What is required:
Using the listing below, please print exactly the lines from the one with "Reproduce this chart" through the one with "Scatter, XAxis, YAxis". Leave out every picture.

Stored records:
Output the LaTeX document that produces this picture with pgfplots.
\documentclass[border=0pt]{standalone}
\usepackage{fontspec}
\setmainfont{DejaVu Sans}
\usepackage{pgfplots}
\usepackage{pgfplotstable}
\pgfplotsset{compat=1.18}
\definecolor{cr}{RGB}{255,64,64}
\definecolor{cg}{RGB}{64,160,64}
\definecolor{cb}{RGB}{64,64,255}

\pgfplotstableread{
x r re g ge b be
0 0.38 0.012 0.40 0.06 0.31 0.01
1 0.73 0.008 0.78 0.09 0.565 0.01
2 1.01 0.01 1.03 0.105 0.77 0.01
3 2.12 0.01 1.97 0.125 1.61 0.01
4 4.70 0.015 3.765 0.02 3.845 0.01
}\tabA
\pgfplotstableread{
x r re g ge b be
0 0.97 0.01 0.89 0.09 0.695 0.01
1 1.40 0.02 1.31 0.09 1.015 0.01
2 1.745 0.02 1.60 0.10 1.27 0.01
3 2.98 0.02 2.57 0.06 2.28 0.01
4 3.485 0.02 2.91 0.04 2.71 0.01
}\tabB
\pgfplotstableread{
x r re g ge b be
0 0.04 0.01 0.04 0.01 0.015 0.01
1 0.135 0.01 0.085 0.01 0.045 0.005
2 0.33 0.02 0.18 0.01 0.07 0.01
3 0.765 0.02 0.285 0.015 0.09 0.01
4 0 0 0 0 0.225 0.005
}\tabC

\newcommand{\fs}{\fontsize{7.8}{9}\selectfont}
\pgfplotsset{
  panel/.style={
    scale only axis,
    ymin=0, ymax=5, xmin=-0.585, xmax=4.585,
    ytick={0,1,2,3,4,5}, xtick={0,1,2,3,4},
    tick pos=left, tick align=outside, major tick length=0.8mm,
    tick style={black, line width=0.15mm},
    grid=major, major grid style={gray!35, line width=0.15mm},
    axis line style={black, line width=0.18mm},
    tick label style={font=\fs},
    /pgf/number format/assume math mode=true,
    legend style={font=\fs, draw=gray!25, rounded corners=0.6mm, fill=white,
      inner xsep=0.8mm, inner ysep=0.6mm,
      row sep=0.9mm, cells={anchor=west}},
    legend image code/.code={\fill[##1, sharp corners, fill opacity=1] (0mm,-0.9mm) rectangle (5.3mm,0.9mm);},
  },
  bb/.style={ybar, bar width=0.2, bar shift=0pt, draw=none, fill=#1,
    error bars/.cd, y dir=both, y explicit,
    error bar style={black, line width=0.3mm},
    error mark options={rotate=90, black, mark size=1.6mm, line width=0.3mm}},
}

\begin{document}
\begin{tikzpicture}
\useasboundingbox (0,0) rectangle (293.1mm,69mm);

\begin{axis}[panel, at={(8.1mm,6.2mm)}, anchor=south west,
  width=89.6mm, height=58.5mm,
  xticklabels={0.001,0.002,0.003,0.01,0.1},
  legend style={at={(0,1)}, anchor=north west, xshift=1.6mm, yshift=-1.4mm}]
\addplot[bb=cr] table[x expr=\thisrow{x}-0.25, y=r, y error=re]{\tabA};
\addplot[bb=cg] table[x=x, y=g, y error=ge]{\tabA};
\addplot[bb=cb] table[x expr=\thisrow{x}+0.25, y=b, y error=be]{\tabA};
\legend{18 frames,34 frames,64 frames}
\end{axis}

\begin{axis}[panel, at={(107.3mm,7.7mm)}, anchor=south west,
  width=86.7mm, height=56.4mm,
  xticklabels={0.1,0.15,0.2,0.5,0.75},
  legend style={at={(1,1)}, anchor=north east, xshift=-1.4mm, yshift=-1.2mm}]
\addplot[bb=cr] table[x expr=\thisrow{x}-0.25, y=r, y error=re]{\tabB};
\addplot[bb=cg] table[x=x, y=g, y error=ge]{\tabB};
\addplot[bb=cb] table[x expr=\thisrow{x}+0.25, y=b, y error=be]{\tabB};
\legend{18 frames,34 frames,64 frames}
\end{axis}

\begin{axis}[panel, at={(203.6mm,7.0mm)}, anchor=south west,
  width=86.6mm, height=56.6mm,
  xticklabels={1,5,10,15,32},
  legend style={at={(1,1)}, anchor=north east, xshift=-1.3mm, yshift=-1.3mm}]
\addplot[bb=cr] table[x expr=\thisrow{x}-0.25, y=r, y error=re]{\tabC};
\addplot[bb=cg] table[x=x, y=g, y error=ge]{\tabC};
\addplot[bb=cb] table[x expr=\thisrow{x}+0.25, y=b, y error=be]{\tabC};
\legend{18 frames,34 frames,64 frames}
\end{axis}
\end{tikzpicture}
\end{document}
---
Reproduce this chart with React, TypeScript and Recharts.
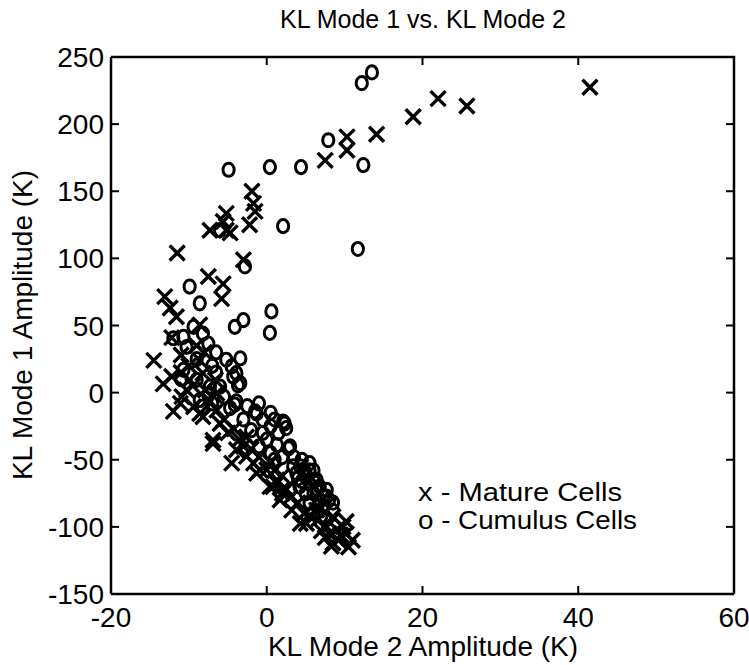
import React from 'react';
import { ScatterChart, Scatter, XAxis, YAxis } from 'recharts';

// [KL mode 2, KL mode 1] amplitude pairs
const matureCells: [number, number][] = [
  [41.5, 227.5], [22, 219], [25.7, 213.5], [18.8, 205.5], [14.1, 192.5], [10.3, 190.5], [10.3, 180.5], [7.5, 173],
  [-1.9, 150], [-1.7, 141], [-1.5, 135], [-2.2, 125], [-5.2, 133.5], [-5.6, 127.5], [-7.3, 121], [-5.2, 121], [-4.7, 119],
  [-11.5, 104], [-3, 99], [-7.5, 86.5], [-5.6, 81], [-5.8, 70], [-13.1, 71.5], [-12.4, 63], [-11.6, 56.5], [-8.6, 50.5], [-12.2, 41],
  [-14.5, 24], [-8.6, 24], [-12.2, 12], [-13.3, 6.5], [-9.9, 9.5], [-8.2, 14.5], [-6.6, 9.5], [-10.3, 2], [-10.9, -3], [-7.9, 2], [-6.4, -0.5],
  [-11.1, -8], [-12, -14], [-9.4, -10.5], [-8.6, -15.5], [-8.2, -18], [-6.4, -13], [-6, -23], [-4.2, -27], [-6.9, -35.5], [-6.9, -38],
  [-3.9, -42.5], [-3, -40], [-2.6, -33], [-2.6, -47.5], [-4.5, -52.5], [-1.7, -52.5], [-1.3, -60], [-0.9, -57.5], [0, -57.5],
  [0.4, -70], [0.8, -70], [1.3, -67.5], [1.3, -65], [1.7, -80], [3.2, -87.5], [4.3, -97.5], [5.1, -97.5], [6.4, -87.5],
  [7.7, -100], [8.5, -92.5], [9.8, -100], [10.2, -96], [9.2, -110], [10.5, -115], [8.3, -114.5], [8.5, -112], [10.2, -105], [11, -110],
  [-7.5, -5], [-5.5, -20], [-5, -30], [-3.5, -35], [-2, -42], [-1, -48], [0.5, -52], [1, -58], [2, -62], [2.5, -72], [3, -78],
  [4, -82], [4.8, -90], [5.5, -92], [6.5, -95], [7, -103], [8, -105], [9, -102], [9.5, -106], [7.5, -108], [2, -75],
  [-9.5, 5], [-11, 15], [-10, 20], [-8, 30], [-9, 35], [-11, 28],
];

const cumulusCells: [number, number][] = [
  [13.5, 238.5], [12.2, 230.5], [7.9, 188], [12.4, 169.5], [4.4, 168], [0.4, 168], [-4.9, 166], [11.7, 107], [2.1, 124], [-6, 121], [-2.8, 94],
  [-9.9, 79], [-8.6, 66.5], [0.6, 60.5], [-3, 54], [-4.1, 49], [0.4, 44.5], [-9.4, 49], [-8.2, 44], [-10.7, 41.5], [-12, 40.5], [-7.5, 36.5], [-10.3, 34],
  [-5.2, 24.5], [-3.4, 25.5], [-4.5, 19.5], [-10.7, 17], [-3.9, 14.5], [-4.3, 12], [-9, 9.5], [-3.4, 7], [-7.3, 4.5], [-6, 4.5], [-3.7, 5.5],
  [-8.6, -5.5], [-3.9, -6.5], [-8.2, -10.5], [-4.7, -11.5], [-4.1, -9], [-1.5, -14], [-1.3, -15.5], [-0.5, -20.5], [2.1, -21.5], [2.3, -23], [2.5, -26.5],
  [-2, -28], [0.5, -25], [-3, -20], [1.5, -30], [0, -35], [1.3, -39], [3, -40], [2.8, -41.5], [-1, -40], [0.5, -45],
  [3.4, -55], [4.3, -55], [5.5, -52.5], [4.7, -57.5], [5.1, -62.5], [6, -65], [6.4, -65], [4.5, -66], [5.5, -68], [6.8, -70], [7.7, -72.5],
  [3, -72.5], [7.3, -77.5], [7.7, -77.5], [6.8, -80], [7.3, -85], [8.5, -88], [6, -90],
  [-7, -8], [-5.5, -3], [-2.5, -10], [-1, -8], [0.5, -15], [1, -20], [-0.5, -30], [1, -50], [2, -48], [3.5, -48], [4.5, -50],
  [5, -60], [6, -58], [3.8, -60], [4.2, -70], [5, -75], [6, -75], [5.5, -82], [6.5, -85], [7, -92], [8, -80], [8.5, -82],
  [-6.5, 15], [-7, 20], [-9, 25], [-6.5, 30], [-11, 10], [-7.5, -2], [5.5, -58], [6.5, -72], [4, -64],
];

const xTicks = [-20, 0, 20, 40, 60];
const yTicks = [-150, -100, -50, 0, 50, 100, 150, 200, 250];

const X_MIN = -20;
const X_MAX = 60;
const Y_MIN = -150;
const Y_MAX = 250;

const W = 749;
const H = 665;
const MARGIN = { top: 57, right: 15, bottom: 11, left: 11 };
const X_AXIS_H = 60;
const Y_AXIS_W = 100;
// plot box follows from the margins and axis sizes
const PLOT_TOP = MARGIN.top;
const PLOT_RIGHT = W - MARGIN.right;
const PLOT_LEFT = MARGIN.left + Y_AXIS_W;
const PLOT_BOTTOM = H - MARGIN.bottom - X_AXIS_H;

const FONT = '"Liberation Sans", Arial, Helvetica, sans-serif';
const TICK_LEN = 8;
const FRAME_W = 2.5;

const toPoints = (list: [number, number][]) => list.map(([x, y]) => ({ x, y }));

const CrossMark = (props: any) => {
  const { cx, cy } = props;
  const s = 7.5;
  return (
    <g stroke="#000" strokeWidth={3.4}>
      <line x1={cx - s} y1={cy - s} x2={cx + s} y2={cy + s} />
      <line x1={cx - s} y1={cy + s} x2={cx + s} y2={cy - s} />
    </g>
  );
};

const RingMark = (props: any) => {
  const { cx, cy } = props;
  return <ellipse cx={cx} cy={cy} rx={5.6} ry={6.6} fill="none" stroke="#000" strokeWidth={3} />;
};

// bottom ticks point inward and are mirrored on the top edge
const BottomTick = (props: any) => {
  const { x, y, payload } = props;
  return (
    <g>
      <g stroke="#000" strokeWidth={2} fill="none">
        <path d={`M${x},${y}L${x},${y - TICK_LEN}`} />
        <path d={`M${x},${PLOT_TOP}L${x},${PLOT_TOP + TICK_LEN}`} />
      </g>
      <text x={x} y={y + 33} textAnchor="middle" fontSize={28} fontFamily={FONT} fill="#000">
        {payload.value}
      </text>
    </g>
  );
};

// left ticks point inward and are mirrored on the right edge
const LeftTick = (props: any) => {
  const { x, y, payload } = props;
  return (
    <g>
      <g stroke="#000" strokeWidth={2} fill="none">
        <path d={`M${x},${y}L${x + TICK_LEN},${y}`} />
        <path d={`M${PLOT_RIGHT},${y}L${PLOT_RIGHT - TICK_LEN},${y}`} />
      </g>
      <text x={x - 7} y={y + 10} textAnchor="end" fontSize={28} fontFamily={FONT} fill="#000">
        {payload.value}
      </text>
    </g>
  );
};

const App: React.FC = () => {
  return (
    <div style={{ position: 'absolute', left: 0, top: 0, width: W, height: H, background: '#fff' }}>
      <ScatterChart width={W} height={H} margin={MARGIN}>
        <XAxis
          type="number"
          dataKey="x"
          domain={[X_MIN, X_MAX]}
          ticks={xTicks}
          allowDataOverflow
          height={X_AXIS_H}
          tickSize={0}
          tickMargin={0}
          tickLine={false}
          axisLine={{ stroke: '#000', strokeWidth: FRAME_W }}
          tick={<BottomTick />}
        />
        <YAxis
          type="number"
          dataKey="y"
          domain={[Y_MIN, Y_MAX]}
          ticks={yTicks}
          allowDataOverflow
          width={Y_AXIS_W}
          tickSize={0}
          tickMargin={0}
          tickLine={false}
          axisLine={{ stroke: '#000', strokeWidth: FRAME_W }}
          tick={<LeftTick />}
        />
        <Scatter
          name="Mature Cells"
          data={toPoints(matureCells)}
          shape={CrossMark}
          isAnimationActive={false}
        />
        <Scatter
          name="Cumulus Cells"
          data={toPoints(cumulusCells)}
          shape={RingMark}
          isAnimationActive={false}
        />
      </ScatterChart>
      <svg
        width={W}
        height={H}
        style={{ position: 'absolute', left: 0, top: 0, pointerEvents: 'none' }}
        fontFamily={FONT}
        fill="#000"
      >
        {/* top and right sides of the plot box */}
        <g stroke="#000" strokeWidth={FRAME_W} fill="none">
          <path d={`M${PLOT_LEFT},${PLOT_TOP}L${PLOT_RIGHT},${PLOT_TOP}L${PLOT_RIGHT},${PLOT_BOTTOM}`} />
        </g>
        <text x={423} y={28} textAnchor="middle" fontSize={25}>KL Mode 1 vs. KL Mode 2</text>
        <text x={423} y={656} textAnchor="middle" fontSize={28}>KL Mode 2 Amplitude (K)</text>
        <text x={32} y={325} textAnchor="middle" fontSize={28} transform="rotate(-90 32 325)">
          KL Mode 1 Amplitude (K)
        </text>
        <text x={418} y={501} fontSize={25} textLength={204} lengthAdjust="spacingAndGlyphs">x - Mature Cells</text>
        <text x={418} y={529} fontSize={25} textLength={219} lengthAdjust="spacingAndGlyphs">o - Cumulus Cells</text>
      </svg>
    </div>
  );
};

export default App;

Answer to the task:
Reproduce this chart with React, TypeScript and Recharts.
import React from 'react';
import { ScatterChart, Scatter, XAxis, YAxis } from 'recharts';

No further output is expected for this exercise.